* _WHAT IS BEING ASKED_
Can you transcribe the data exactly? Leave the pictures out.

==============================

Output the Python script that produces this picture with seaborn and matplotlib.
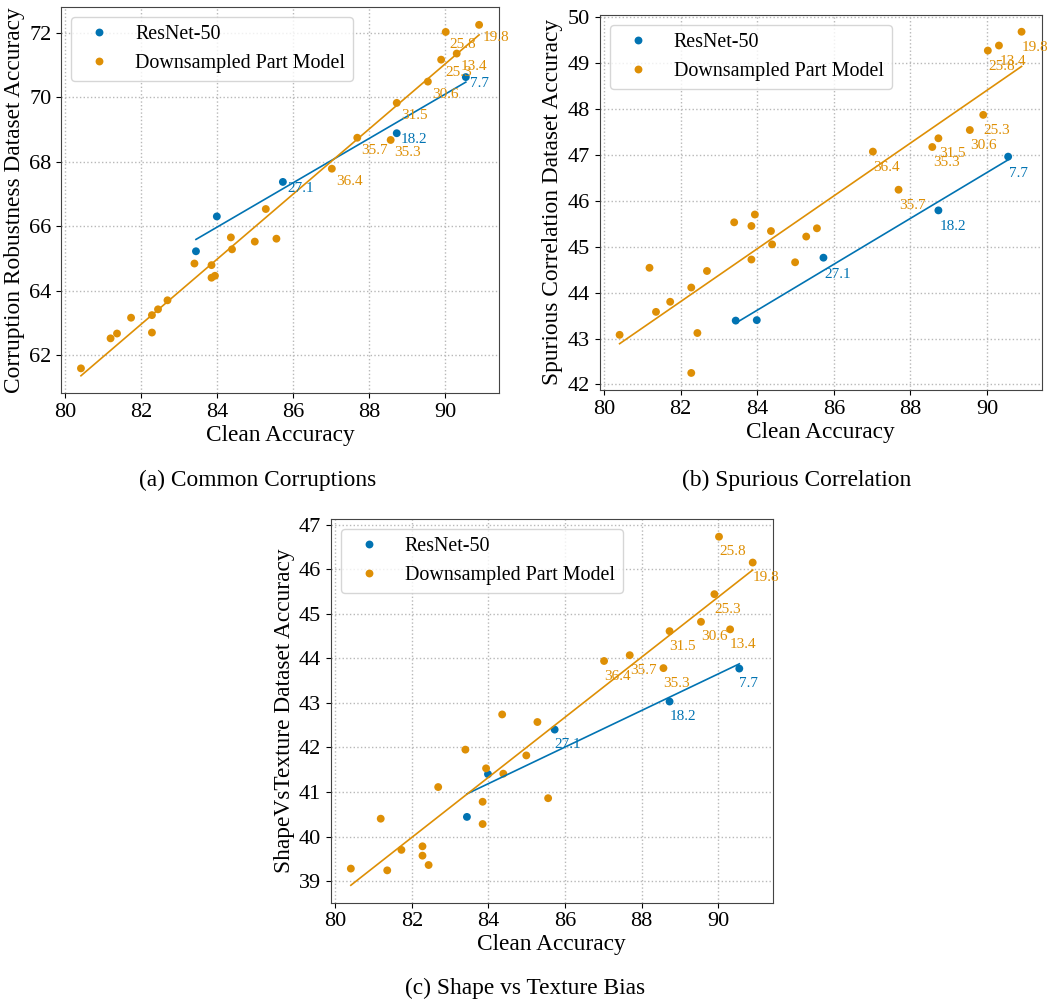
import pandas as pd
import matplotlib.pyplot as plt
from matplotlib.ticker import MultipleLocator
import seaborn as sns

# clean accuracy (x) shared by all three panels
resnet_clean = [83.44, 83.99, 85.73, 88.73, 90.55]
part_clean = [80.41, 81.19, 81.36, 81.73, 82.28, 82.28, 82.44, 82.69, 83.40,
              83.85, 83.85, 83.94, 84.36, 84.39, 84.99, 85.28, 85.56, 87.02,
              87.69, 88.57, 88.73, 89.55, 89.90, 90.02, 90.31, 90.90]

# point annotations (None = no label)
resnet_labels = [None, None, '27.1', '18.2', '7.7']
part_labels = [None] * 17 + ['36.4', '35.7', '35.3', '31.5', '30.6',
                             '25.3', '25.8', '13.4', '19.8']

# (a) common corruptions
resnet_corr = [65.22, 66.30, 67.37, 68.88, 70.62]
part_corr = [61.59, 62.52, 62.67, 63.16, 63.24, 62.70, 63.42, 63.70, 64.84,
             64.79, 64.40, 64.46, 65.65, 65.28, 65.52, 66.53, 65.61, 67.78,
             68.74, 68.67, 69.82, 70.48, 71.16, 72.02, 71.35, 72.24]

# (b) spurious correlation
resnet_spur = [43.39, 43.40, 44.76, 45.79, 46.96]
part_spur = [43.08, 44.54, 43.58, 43.80, 44.11, 42.25, 43.12, 44.47, 45.53,
             45.45, 44.72, 45.70, 45.34, 45.05, 44.66, 45.22, 45.40, 47.07,
             46.24, 47.17, 47.36, 47.54, 47.87, 49.27, 49.38, 49.68]

# (c) shape vs texture
resnet_shape = [40.44, 41.40, 42.40, 43.03, 43.77]
part_shape = [39.28, 40.40, 39.24, 39.70, 39.78, 39.57, 39.36, 41.11, 41.95,
              40.78, 40.28, 41.53, 42.74, 41.41, 41.82, 42.57, 40.86, 43.94,
              44.07, 43.78, 44.61, 44.82, 45.44, 46.73, 44.65, 46.15]

MODELS = ['ResNet-50', 'Downsampled Part Model']

plt.rcParams['font.family'] = ['Liberation Serif', 'DejaVu Serif']
plt.rcParams['mathtext.fontset'] = 'stix'

colors = sns.color_palette('colorblind')[:2]


def make_df(resnet_y, part_y):
    df_r = pd.DataFrame({'clean': resnet_clean, 'robust': resnet_y,
                         'model': MODELS[0], 'label': resnet_labels})
    df_p = pd.DataFrame({'clean': part_clean, 'robust': part_y,
                         'model': MODELS[1], 'label': part_labels})
    return pd.concat([df_r, df_p], ignore_index=True)


def draw_panel(ax, df, ylabel, offsets, ystep):
    ax.set_axisbelow(True)
    ax.grid(True, linestyle=':', color='#b8b8b8', linewidth=1.0)
    sns.scatterplot(data=df, x='clean', y='robust', hue='model',
                    hue_order=MODELS, palette=colors, s=32, linewidth=0, ax=ax)
    for model, col in zip(MODELS, colors):
        sub = df[df['model'] == model]
        sns.regplot(data=sub, x='clean', y='robust', scatter=False, ci=None,
                    color=col, line_kws={'linewidth': 1.2}, ax=ax)
        # value labels next to points
        dx, dy = offsets[model]
        for _, r in sub.dropna(subset=['label']).iterrows():
            ax.annotate(r['label'], (r['clean'], r['robust']),
                        xytext=(dx, dy), textcoords='offset pixels',
                        color=col, fontsize=11, ha='left', va='baseline',
                        annotation_clip=False)
    handles, labels = ax.get_legend_handles_labels()
    ax.legend(handles, labels, loc='upper left', fontsize=14.4)
    ax.xaxis.set_major_locator(MultipleLocator(2))
    ax.yaxis.set_major_locator(MultipleLocator(ystep))
    ax.set_xlabel('Clean Accuracy', fontsize=16.8, labelpad=2)
    ax.set_ylabel(ylabel, fontsize=16.8, labelpad=3)
    ax.tick_params(labelsize=16)
    for sp in ax.spines.values():
        sp.set_color('#444444')


fig = plt.figure(figsize=(10.49, 9.99), dpi=100)

ax1 = fig.add_axes([0.0582, 0.6063, 0.4175, 0.3864])
draw_panel(ax1, make_df(resnet_corr, part_corr),
           'Corruption Robustness Dataset Accuracy',
           {MODELS[0]: (4, -10), MODELS[1]: (4, -16.5)}, 2)

ax2 = fig.add_axes([0.5715, 0.6096, 0.4215, 0.3757])
draw_panel(ax2, make_df(resnet_spur, part_spur),
           'Spurious Correlation Dataset Accuracy',
           {MODELS[0]: (1, -20), MODELS[1]: (0.5, -19)}, 1)

ax3 = fig.add_axes([0.3153, 0.0964, 0.4214, 0.3838])
draw_panel(ax3, make_df(resnet_shape, part_shape),
           'ShapeVsTexture Dataset Accuracy',
           {MODELS[0]: (0, -18.7), MODELS[1]: (0, -18.7)}, 1)

# sub-figure captions
fig.text(257.5 / 1049, 1 - 480 / 999, '(a) Common Corruptions',
         ha='center', va='center', fontsize=16.8)
fig.text(797 / 1049, 1 - 480 / 999, '(b) Spurious Correlation',
         ha='center', va='center', fontsize=16.8)
fig.text(525 / 1049, 1 - 988 / 999, '(c) Shape vs Texture Bias',
         ha='center', va='center', fontsize=16.8)

fig.savefig('out.png', dpi=100)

==============================

* _ANSWER TO THE TASK_
Output the Python script that produces this picture with seaborn and matplotlib.
import pandas as pd
import matplotlib.pyplot as plt
from matplotlib.ticker import MultipleLocator
import seaborn as sns

# clean accuracy (x) shared by all three panels
resnet_clean = [83.44, 83.99, 85.73, 88.73, 90.55]
part_clean = [80.41, 81.19, 81.36, 81.73, 82.28, 82.28, 82.44, 82.69, 83.40,
              83.85, 83.85, 83.94, 84.36, 84.39, 84.99, 85.28, 85.56, 87.02,
              87.69, 88.57, 88.73, 89.55, 89.90, 90.02, 90.31, 90.90]

# point annotations (None = no label)
resnet_labels = [None, None, '27.1', '18.2', '7.7']
part_labels = [None] * 17 + ['36.4', '35.7', '35.3', '31.5', '30.6',
                             '25.3', '25.8', '13.4', '19.8']

# (a) common corruptions
resnet_corr = [65.22, 66.30, 67.37, 68.88, 70.62]
part_corr = [61.59, 62.52, 62.67, 63.16, 63.24, 62.70, 63.42, 63.70, 64.84,
             64.79, 64.40, 64.46, 65.65, 65.28, 65.52, 66.53, 65.61, 67.78,
             68.74, 68.67, 69.82, 70.48, 71.16, 72.02, 71.35, 72.24]

# (b) spurious correlation
resnet_spur = [43.39, 43.40, 44.76, 45.79, 46.96]
part_spur = [43.08, 44.54, 43.58, 43.80, 44.11, 42.25, 43.12, 44.47, 45.53,
             45.45, 44.72, 45.70, 45.34, 45.05, 44.66, 45.22, 45.40, 47.07,
             46.24, 47.17, 47.36, 47.54, 47.87, 49.27, 49.38, 49.68]

# (c) shape vs texture
resnet_shape = [40.44, 41.40, 42.40, 43.03, 43.77]
part_shape = [39.28, 40.40, 39.24, 39.70, 39.78, 39.57, 39.36, 41.11, 41.95,
              40.78, 40.28, 41.53, 42.74, 41.41, 41.82, 42.57, 40.86, 43.94,
              44.07, 43.78, 44.61, 44.82, 45.44, 46.73, 44.65, 46.15]

MODELS = ['ResNet-50', 'Downsampled Part Model']

plt.rcParams['font.family'] = ['Liberation Serif', 'DejaVu Serif']
plt.rcParams['mathtext.fontset'] = 'stix'

colors = sns.color_palette('colorblind')[:2]


def make_df(resnet_y, part_y):
    df_r = pd.DataFrame({'clean': resnet_clean, 'robust': resnet_y,
                         'model': MODELS[0], 'label': resnet_labels})
    df_p = pd.DataFrame({'clean': part_clean, 'robust': part_y,
                         'model': MODELS[1], 'label': part_labels})
    return pd.concat([df_r, df_p], ignore_index=True)


def draw_panel(ax, df, ylabel, offsets, ystep):
    ax.set_axisbelow(True)
    ax.grid(True, linestyle=':', color='#b8b8b8', linewidth=1.0)
    sns.scatterplot(data=df, x='clean', y='robust', hue='model',
                    hue_order=MODELS, palette=colors, s=32, linewidth=0, ax=ax)
    for model, col in zip(MODELS, colors):
        sub = df[df['model'] == model]
        sns.regplot(data=sub, x='clean', y='robust', scatter=False, ci=None,
                    color=col, line_kws={'linewidth': 1.2}, ax=ax)
        # value labels next to points
        dx, dy = offsets[model]
        for _, r in sub.dropna(subset=['label']).iterrows():
            ax.annotate(r['label'], (r['clean'], r['robust']),
                        xytext=(dx, dy), textcoords='offset pixels',
                        color=col, fontsize=11, ha='left', va='baseline',
                        annotation_clip=False)
    handles, labels = ax.get_legend_handles_labels()
    ax.legend(handles, labels, loc='upper left', fontsize=14.4)
    ax.xaxis.set_major_locator(MultipleLocator(2))
    ax.yaxis.set_major_locator(MultipleLocator(ystep))
    ax.set_xlabel('Clean Accuracy', fontsize=16.8, labelpad=2)
    ax.set_ylabel(ylabel, fontsize=16.8, labelpad=3)
    ax.tick_params(labelsize=16)
    for sp in ax.spines.values():
        sp.set_color('#444444')


fig = plt.figure(figsize=(10.49, 9.99), dpi=100)

ax1 = fig.add_axes([0.0582, 0.6063, 0.4175, 0.3864])
draw_panel(ax1, make_df(resnet_corr, part_corr),
           'Corruption Robustness Dataset Accuracy',
           {MODELS[0]: (4, -10), MODELS[1]: (4, -16.5)}, 2)

ax2 = fig.add_axes([0.5715, 0.6096, 0.4215, 0.3757])
draw_panel(ax2, make_df(resnet_spur, part_spur),
           'Spurious Correlation Dataset Accuracy',
           {MODELS[0]: (1, -20), MODELS[1]: (0.5, -19)}, 1)

ax3 = fig.add_axes([0.3153, 0.0964, 0.4214, 0.3838])
draw_panel(ax3, make_df(resnet_shape, part_shape),
           'ShapeVsTexture Dataset Accuracy',
           {MODELS[0]: (0, -18.7), MODELS[1]: (0, -18.7)}, 1)

# sub-figure captions
fig.text(257.5 / 1049, 1 - 480 / 999, '(a) Common Corruptions',
         ha='center', va='center', fontsize=16.8)
fig.text(797 / 1049, 1 - 480 / 999, '(b) Spurious Correlation',
         ha='center', va='center', fontsize=16.8)
fig.text(525 / 1049, 1 - 988 / 999, '(c) Shape vs Texture Bias',
         ha='center', va='center', fontsize=16.8)

fig.savefig('out.png', dpi=100)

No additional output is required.